Inevitability of change is obvious, except of course when we think we’ve made a new process decision for our company. Then, we like to believe, the new process will follow the discussed plan and lead to a greater success–a measurable improvement. There are reasons so many process improvements don’t stick. From the psychological like old ways being hard to shake. To the troublesome; non-believers can consciously or unconsciously sabotage. To the void where team members only witness “leadership” in the theoretical and disengage from the dirty little details of process.

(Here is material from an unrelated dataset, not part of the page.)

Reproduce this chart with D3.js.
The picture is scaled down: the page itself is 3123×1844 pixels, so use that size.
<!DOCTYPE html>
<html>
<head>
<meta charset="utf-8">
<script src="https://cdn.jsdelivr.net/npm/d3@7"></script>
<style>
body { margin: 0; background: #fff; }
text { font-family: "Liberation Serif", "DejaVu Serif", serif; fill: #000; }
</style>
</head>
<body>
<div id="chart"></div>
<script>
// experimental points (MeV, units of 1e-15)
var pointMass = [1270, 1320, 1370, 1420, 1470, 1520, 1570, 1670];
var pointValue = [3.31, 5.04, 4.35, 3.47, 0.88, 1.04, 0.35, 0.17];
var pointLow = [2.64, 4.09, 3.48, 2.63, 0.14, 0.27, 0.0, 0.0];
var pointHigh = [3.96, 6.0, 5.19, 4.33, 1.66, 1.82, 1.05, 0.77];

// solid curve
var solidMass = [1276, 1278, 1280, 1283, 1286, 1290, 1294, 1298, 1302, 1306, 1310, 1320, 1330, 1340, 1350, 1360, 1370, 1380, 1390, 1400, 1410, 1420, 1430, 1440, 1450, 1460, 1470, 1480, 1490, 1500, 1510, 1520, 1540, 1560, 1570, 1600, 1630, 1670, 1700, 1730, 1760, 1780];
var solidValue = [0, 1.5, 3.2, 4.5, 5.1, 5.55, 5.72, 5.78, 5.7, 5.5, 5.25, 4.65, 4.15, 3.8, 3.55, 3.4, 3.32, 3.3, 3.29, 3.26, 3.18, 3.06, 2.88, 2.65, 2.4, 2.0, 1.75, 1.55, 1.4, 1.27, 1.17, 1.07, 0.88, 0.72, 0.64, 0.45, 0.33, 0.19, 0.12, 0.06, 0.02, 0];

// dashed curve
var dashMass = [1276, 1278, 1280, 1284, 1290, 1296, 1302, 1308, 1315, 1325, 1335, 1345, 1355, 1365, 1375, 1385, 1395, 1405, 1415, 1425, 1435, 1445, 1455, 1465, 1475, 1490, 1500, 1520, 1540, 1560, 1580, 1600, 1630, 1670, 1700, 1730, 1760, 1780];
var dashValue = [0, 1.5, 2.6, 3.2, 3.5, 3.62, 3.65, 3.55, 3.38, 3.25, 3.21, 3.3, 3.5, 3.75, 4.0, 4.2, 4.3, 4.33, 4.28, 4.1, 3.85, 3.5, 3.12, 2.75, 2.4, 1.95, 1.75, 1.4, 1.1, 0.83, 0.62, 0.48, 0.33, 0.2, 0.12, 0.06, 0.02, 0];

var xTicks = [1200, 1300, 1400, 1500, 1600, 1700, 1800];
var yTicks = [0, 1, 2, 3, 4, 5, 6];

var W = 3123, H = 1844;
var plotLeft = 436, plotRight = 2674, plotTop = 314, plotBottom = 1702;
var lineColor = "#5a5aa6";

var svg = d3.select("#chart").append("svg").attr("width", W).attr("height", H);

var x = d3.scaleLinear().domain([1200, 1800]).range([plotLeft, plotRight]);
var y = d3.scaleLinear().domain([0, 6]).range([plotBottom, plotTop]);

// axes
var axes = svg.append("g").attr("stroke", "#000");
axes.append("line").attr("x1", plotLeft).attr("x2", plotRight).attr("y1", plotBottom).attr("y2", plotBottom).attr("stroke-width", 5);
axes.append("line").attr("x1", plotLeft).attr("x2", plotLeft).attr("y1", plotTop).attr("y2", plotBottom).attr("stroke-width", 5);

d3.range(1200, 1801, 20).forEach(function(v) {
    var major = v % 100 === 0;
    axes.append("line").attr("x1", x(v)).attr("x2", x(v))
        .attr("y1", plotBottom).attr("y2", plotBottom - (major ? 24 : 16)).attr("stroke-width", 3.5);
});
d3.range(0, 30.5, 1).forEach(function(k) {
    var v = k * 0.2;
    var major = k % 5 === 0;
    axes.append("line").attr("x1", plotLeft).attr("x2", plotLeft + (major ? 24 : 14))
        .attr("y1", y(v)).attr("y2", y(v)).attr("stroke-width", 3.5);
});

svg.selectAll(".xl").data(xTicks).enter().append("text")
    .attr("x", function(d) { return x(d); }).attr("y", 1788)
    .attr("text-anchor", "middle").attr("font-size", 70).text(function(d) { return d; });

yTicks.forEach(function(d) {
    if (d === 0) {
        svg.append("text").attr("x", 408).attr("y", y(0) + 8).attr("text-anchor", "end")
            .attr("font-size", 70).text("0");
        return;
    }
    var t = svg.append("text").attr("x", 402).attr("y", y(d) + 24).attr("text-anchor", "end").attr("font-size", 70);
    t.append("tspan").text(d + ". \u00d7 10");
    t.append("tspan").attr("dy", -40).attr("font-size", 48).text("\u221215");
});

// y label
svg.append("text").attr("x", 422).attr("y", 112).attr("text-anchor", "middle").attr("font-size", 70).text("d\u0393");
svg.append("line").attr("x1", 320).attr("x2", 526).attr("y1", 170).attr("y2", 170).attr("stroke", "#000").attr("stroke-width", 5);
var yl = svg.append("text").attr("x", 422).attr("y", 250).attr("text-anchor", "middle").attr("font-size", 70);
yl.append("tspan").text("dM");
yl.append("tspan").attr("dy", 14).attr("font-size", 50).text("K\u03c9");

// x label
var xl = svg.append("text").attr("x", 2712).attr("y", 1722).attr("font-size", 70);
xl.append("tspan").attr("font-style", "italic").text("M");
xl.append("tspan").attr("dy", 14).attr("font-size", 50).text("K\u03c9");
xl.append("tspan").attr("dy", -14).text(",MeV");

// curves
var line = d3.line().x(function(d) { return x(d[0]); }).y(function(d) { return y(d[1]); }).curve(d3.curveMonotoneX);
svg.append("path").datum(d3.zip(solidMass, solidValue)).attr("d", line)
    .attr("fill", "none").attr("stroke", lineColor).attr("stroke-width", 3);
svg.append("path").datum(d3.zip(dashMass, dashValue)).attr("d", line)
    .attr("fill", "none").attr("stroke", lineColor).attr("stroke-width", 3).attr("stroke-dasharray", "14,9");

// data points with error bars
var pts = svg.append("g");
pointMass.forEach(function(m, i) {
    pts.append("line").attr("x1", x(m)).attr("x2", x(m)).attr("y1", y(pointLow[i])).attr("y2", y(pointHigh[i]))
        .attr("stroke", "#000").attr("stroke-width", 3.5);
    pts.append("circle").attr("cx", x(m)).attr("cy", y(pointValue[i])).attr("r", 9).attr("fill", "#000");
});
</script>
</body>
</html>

Since we invest significant time and resources to continuously improve our processes and results we have to be mindful of two things: First, once a course is set a leader can not assume change will take root and grow in a straight line because that’s how it looked with the new flowcharts and documentation and meetings. Second: understand team success dynamics that make a process “sticky.”

Here are three “C’s” a leader can focus on to make sure positive change becomes part of the routine with minimal deviations or loss of momentum:

Clarity: If there is any vagueness about or around the details of the goals, motivations or actions that need to be taken you can be sure there will be interpretations that differ from the leader’s vision or objective and, likely lead teams to ultimately lose change motivation. All the carrots and sticks will never compensate for cloudy thinking.

Confidence: Beware the meeting head-nodders who are saying what they think the boss wants to hear. A lack of belief in a processes “ability” is a sure bet to undermine the most meticulously planned process improvement. Likewise, when those inevitable bumps occur the leader must check with the team to see if confidence has been shaken, are revisions needed, is something missing? Confidence in change is fragile! Until there is true confidence you will likely see the undermining effects of uncertainty and the Law of Unintended Consequences.

Commitment: Remember there is nothing people more instinctively distrust and dislike than change, generally speaking, even when best-intentioned. Get a specific commitment statement around the table or around the organization and get a description on how they see their commitment playing out and put it in terms of how/why that matters. Confront the potential objections of change and challenge people to describe specifically what they will likely do when, rather than if, one of those bumps come along.

Organizations lock teams in rooms for hours, analyze, document, hire consultants and take any number of actions to affect positive change through Process Improvement. Realize that output is the start, not the solution. Applying the checklist to make sure your team has CLARITY on what, how and why process change is needed and what the new goal is, that there is CONFIDENCE in the methods to deliver a new result (and that you are confident in your team to deliver) and finally that there are stated (even documented) COMMITMENTs from all stakeholders and participants in a process may just give you the road map to substantial and lasting positive change.

The greatest commitment needed is from the leader, not to stimulate change but to monitor, measure and motivate a process change from idea to imbedded culture–until the inevitability of future change lets you do it again.